Each day’s data is contained in a pair of adjacent sibling <div>’s, the first of which contains the date inside a hyperlink (a couple different formats are used for the date), the second of which contains the data table we want (mixed in with other tables and content in variable order). We identify the table we want by looking for the presence of key column names. The cases column name might be “Confirmed Cases” or “Total Confirmed Cases”.

blocks is a list of HTML nodes representing the first <div> in each pair.

table_constraint <- paste("descendant::td//text()[contains(.,'Geographic Area')]",
                          "and",
                          "descendant::td//text()[contains(.,'Confirmed Cases')]")
blocks <- page %>%
  html_nodes(xpath=paste("//div[starts-with(@id,'elementor-tab-title')]",
                         "[following-sibling::div/table[", table_constraint, "]]"))

Extract the dates and tables. dates is a vector of POSIX dates. tables is a list of data frames.

dates <- blocks %>%
  html_node(xpath="a") %>%
  html_text %>%
  str_extract("\\w+ \\d{1,2}, \\d{4}") %>%
  mdy

tables <- blocks %>%
  html_node(xpath=paste("following-sibling::div/table[", table_constraint, "]")) %>%
  html_table(header=TRUE)

We need to join the dates to the data frames as an additional column, concatenate the data frames to form a single data frame, and perform other cleanups. This is most easily done all at once.

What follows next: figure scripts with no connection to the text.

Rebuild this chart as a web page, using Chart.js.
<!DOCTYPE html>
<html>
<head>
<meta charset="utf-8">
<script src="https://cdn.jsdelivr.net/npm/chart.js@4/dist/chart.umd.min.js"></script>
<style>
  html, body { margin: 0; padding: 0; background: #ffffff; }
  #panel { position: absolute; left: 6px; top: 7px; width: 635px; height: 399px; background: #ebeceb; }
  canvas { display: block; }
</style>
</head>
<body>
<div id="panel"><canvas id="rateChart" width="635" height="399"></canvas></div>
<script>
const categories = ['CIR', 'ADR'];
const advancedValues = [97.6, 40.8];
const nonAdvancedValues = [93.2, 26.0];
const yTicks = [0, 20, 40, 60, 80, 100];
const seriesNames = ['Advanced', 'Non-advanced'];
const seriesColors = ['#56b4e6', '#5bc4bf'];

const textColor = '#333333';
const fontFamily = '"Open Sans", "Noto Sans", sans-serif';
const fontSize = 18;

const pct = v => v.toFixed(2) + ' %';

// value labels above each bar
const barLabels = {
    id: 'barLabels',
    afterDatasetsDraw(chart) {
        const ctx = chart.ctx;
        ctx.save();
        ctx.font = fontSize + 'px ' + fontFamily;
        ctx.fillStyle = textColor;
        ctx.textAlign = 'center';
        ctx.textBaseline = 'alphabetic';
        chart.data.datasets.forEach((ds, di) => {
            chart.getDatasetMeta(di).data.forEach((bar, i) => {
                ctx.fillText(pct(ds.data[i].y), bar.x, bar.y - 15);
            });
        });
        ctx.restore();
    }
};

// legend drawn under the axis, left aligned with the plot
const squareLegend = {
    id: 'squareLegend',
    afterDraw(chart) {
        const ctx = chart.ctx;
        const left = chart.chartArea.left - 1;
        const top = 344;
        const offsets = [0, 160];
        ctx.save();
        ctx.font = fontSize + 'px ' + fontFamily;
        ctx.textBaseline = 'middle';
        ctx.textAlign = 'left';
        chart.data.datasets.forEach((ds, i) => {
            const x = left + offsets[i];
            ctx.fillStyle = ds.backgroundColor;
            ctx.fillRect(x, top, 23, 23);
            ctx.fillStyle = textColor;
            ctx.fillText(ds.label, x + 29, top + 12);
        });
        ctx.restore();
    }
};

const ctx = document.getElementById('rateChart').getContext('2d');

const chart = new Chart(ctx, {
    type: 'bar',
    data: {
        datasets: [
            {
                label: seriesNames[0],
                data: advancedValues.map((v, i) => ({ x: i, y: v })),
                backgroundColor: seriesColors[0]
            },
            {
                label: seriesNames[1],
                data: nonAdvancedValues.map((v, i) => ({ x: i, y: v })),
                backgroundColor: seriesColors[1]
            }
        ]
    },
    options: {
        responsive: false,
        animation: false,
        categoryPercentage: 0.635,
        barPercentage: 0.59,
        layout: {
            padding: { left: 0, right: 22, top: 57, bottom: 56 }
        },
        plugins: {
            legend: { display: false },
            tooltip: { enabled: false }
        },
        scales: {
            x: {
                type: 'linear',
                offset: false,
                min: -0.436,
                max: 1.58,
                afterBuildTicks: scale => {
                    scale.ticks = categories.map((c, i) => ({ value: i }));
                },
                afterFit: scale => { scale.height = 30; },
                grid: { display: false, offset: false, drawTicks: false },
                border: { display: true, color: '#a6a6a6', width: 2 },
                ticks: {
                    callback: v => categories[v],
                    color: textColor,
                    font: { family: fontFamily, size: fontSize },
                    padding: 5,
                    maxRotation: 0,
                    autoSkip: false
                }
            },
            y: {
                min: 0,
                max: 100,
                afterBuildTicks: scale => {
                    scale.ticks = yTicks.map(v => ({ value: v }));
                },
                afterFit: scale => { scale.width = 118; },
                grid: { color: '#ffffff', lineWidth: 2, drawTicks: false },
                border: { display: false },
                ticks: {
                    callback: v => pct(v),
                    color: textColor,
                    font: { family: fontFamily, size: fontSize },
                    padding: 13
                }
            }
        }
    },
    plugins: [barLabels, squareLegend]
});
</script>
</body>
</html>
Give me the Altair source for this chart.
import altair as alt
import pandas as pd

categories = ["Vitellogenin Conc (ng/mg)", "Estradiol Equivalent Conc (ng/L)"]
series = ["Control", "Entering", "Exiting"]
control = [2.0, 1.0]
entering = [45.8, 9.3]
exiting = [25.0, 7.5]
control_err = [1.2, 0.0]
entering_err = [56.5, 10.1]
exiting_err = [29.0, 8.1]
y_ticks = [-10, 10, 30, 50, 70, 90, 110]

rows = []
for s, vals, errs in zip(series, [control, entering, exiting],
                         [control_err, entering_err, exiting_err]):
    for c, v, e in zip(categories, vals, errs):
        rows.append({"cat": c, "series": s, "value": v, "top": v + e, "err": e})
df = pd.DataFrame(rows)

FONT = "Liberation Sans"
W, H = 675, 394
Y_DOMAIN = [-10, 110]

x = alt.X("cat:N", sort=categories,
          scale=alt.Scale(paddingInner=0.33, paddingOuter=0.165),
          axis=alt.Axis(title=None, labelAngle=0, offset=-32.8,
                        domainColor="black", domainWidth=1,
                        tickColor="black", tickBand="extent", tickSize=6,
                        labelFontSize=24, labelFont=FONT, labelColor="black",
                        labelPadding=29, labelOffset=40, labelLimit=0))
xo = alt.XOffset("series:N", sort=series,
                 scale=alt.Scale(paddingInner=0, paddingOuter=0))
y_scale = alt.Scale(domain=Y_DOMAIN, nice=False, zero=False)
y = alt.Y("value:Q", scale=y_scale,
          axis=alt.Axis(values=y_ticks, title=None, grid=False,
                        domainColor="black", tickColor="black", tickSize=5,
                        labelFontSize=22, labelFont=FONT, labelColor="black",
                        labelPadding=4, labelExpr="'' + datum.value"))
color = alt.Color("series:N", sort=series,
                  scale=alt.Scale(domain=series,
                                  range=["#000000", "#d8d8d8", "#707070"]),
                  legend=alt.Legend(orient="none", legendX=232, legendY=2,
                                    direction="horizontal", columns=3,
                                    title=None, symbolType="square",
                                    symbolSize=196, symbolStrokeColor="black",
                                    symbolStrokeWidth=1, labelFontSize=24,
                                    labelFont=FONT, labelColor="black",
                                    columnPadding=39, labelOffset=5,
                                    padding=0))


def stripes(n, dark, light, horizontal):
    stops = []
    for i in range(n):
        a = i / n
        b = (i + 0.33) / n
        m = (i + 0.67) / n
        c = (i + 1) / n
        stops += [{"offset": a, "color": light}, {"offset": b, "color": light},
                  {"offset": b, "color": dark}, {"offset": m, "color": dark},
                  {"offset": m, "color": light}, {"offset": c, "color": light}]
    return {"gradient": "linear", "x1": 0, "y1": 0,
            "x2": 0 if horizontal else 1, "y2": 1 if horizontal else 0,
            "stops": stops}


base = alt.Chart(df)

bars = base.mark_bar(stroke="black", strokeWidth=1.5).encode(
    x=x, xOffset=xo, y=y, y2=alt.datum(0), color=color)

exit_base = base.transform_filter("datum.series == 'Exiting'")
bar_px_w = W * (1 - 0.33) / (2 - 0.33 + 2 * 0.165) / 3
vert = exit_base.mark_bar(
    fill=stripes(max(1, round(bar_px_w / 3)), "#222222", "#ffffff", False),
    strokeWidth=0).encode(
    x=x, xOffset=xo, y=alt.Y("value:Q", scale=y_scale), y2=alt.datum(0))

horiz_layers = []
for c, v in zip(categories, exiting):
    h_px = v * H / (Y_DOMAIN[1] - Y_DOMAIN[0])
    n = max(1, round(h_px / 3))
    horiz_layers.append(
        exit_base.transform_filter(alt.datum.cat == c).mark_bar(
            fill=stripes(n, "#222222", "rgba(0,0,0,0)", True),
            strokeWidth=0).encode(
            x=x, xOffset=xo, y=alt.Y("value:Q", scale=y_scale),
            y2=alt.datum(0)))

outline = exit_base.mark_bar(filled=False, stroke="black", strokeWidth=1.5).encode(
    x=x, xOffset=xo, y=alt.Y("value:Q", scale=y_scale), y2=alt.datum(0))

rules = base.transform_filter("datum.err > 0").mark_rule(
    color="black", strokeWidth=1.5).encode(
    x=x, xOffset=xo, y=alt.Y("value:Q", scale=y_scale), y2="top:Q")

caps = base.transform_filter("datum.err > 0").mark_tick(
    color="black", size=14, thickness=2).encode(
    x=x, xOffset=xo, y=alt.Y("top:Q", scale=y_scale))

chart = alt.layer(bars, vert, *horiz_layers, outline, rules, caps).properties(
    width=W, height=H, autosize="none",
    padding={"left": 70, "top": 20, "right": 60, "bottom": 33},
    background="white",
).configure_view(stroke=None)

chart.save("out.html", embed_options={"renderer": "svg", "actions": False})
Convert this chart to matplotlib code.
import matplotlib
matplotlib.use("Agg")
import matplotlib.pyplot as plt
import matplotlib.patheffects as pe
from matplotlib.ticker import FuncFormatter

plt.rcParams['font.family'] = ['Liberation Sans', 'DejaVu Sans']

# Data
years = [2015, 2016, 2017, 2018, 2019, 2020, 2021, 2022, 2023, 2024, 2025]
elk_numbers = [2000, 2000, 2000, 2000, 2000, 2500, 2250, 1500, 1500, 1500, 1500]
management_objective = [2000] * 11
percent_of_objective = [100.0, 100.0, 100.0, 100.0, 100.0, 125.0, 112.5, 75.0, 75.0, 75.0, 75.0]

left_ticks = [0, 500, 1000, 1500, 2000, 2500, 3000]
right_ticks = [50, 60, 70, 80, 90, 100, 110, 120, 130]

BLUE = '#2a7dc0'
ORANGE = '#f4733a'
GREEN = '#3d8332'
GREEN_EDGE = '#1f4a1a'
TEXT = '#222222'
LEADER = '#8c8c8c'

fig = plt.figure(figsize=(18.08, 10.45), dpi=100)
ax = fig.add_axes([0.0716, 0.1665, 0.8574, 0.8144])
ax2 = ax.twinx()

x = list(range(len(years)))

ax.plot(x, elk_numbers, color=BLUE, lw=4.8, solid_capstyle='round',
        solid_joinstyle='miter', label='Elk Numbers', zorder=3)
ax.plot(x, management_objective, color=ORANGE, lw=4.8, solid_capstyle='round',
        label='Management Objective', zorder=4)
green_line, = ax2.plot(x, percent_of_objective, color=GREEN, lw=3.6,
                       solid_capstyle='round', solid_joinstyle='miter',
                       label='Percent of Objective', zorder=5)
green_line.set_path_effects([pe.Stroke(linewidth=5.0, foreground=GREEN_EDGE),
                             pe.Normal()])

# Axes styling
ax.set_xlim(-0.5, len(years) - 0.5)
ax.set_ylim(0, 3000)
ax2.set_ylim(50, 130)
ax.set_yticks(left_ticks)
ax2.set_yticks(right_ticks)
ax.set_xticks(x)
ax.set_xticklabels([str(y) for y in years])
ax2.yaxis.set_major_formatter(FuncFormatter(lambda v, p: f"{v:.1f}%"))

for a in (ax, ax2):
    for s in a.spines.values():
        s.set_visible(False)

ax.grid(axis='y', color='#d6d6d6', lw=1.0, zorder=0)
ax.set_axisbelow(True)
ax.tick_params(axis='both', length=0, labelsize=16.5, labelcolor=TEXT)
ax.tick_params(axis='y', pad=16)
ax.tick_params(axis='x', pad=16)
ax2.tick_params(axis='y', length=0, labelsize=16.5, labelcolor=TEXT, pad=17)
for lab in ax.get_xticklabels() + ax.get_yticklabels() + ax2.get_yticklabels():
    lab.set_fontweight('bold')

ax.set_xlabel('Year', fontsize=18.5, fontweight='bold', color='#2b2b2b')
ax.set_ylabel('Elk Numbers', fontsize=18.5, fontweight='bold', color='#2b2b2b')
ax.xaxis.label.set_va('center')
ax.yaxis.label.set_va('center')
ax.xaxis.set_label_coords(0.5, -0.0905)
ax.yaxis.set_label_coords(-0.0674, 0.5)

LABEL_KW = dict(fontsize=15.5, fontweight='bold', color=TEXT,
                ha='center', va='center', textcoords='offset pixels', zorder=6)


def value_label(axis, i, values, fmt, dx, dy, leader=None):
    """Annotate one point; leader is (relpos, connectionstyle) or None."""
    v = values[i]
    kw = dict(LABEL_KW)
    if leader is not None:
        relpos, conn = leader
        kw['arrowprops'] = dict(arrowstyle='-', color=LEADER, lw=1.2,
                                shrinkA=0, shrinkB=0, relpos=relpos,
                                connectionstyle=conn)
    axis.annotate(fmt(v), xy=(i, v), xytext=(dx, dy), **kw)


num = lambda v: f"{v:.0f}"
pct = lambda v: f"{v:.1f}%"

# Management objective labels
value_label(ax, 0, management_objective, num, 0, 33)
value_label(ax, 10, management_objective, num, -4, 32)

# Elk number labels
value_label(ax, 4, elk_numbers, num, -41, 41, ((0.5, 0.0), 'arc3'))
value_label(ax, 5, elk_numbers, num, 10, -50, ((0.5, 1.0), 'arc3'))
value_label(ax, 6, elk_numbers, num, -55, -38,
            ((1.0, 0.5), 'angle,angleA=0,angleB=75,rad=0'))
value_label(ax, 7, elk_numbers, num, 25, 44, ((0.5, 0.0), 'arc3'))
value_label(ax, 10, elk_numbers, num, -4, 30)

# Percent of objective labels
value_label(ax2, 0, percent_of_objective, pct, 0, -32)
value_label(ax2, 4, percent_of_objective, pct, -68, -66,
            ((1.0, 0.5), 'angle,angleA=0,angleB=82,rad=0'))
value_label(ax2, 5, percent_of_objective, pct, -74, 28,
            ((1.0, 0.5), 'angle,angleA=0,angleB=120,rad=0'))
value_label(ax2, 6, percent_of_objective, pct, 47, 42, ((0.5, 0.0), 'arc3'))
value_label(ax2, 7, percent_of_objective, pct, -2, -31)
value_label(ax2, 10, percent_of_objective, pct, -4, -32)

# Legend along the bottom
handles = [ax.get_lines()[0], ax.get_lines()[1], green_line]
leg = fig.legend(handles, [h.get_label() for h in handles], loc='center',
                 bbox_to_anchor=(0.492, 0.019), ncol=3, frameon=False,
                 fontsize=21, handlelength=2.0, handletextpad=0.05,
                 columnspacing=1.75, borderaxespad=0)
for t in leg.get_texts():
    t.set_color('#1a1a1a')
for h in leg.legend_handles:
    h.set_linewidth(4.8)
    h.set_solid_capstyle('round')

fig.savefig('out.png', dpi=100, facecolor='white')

form_df <- function (table, date) {
  # combine a single table (data frame) and a single date
  if ("Total Confirmed Cases" %in% colnames(table)) {
    colname <- "Total Confirmed Cases"
  } else {
    colname <- "Confirmed Cases"
  }
  table %>% select(all_of(c("Geographic Area", colname))) %>%
    rename(area="Geographic Area") %>%
    rename(cases=all_of(colname)) %>%
    mutate(cases=as.character(cases)) %>% # ensure type is chr for next line to work
    mutate(cases=if_else(cases == emdash, "0", cases)) %>% # type must be chr here
    mutate(cases=as.integer(cases)) %>%
    mutate(date=date) %>% # add a date column
    filter(!grepl("Total|Pending", area)) # filter out non-areas
}

table <- map2_df(tables, dates, ~ form_df(.x, .y))

A couple more cleanups are required. First, there are several duplicate dates. For each of these we keep the data for the first occurrence of the date (i.e., what appears to be the most recently added data) only. Second, the status page was modified at some point to go back only as far as June 1. We append a cache of historical data we obtained previously to form a single table going back to April 27.

table <- table %>% distinct(area, date, .keep_all=TRUE)
table <- rbind(table, read_csv("data/historical.csv", col_types="ciD"))

Write the data out.

write_csv(table, "data/data.csv")